WHAT YOU ARE ASKED TO DO: Write out all the lines again, precisely as they stand, but without the images.

DATASET ENTRIES:
□ □ □ □ □ □ □

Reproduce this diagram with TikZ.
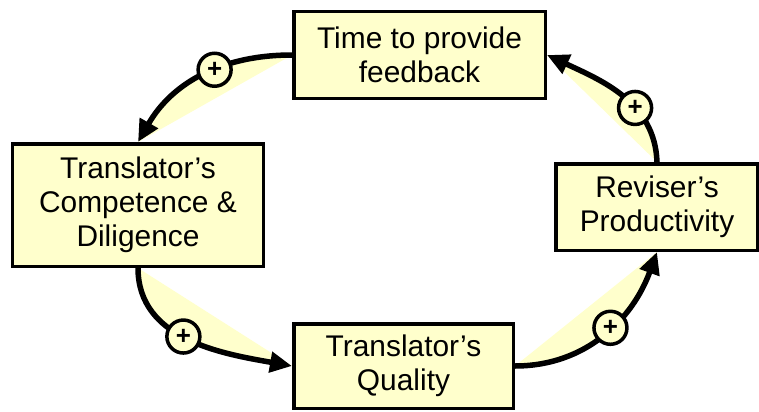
\documentclass[tikz,border=0pt]{standalone}
\usepackage{fontspec}
\setmainfont{Liberation Sans}
\usetikzlibrary{arrows.meta}
\definecolor{pale}{RGB}{255,255,204}
\begin{document}
\begin{tikzpicture}[x=1bp,y=1bp,
  box/.style={draw=black, line width=3.5bp, fill=pale, inner sep=0pt, align=center,
    font=\fontsize{30}{34}\selectfont},
  plus/.style={circle, draw=black, line width=3.5bp, fill=pale, minimum size=33bp,
    inner sep=0pt, font=\fontsize{26}{26}\selectfont\bfseries},
  link/.style={line width=5.5bp, -{Triangle[length=22bp,width=20bp]}},
  wedge/.style={fill=pale}]
\useasboundingbox[fill=white] (0,0) rectangle (759,411);
\node[box, minimum width=251.5bp, minimum height=86.5bp] (time) at (419.5,356) {Time to provide\\feedback};
\node[box, minimum width=250.5bp, minimum height=122.5bp] (comp) at (138,206) {Translator’s\\Competence \&\\Diligence};
\node[box, minimum width=202bp, minimum height=86.5bp] (rev) at (657,204) {Reviser’s\\Productivity};
\node[box, minimum width=219.5bp, minimum height=84.5bp] (qual) at (403.5,45) {Translator’s\\Quality};
% wedges
\fill[wedge] (time.west) to[out=180,in=60] (comp.north) -- cycle;
\fill[wedge] (comp.south) to[out=270,in=170] (qual.west) -- cycle;
\fill[wedge] (qual.east) to[out=0,in=250] (rev.south) -- cycle;
\fill[wedge] (rev.north) to[out=92,in=-25] (time.east) -- cycle;
% links
\draw[link] (time.west) to[out=180,in=60] node[plus,pos=0.42] (p1) {+} (comp.north);
\draw[link] (comp.south) to[out=270,in=170] node[plus,pos=0.47] (p2) {+} (qual.west);
\draw[link] (qual.east) to[out=0,in=250] node[plus,pos=0.55] (p3) {+} (rev.south);
\draw[link] (rev.north) to[out=92,in=-25] node[plus,pos=0.38] (p4) {+} (time.east);
\end{tikzpicture}
\end{document}
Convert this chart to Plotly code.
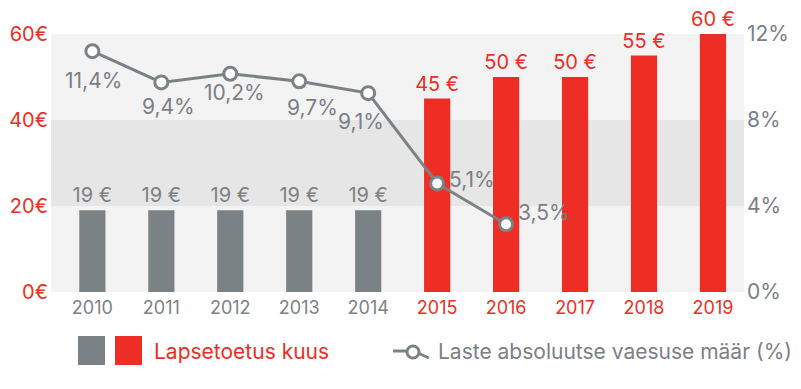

□ □ □ □ □ □ □

WORKED ANSWER:
Reproduce this diagram with TikZ.
\documentclass[tikz,border=0pt]{standalone}
\usepackage{fontspec}
\setmainfont{Liberation Sans}
\usetikzlibrary{arrows.meta}
\definecolor{pale}{RGB}{255,255,204}
\begin{document}
\begin{tikzpicture}[x=1bp,y=1bp,
  box/.style={draw=black, line width=3.5bp, fill=pale, inner sep=0pt, align=center,
    font=\fontsize{30}{34}\selectfont},
  plus/.style={circle, draw=black, line width=3.5bp, fill=pale, minimum size=33bp,
    inner sep=0pt, font=\fontsize{26}{26}\selectfont\bfseries},
  link/.style={line width=5.5bp, -{Triangle[length=22bp,width=20bp]}},
  wedge/.style={fill=pale}]
\useasboundingbox[fill=white] (0,0) rectangle (759,411);
\node[box, minimum width=251.5bp, minimum height=86.5bp] (time) at (419.5,356) {Time to provide\\feedback};
\node[box, minimum width=250.5bp, minimum height=122.5bp] (comp) at (138,206) {Translator’s\\Competence \&\\Diligence};
\node[box, minimum width=202bp, minimum height=86.5bp] (rev) at (657,204) {Reviser’s\\Productivity};
\node[box, minimum width=219.5bp, minimum height=84.5bp] (qual) at (403.5,45) {Translator’s\\Quality};
% wedges
\fill[wedge] (time.west) to[out=180,in=60] (comp.north) -- cycle;
\fill[wedge] (comp.south) to[out=270,in=170] (qual.west) -- cycle;
\fill[wedge] (qual.east) to[out=0,in=250] (rev.south) -- cycle;
\fill[wedge] (rev.north) to[out=92,in=-25] (time.east) -- cycle;
% links
\draw[link] (time.west) to[out=180,in=60] node[plus,pos=0.42] (p1) {+} (comp.north);
\draw[link] (comp.south) to[out=270,in=170] node[plus,pos=0.47] (p2) {+} (qual.west);
\draw[link] (qual.east) to[out=0,in=250] node[plus,pos=0.55] (p3) {+} (rev.south);
\draw[link] (rev.north) to[out=92,in=-25] node[plus,pos=0.38] (p4) {+} (time.east);
\end{tikzpicture}
\end{document}
Convert this chart to Plotly code.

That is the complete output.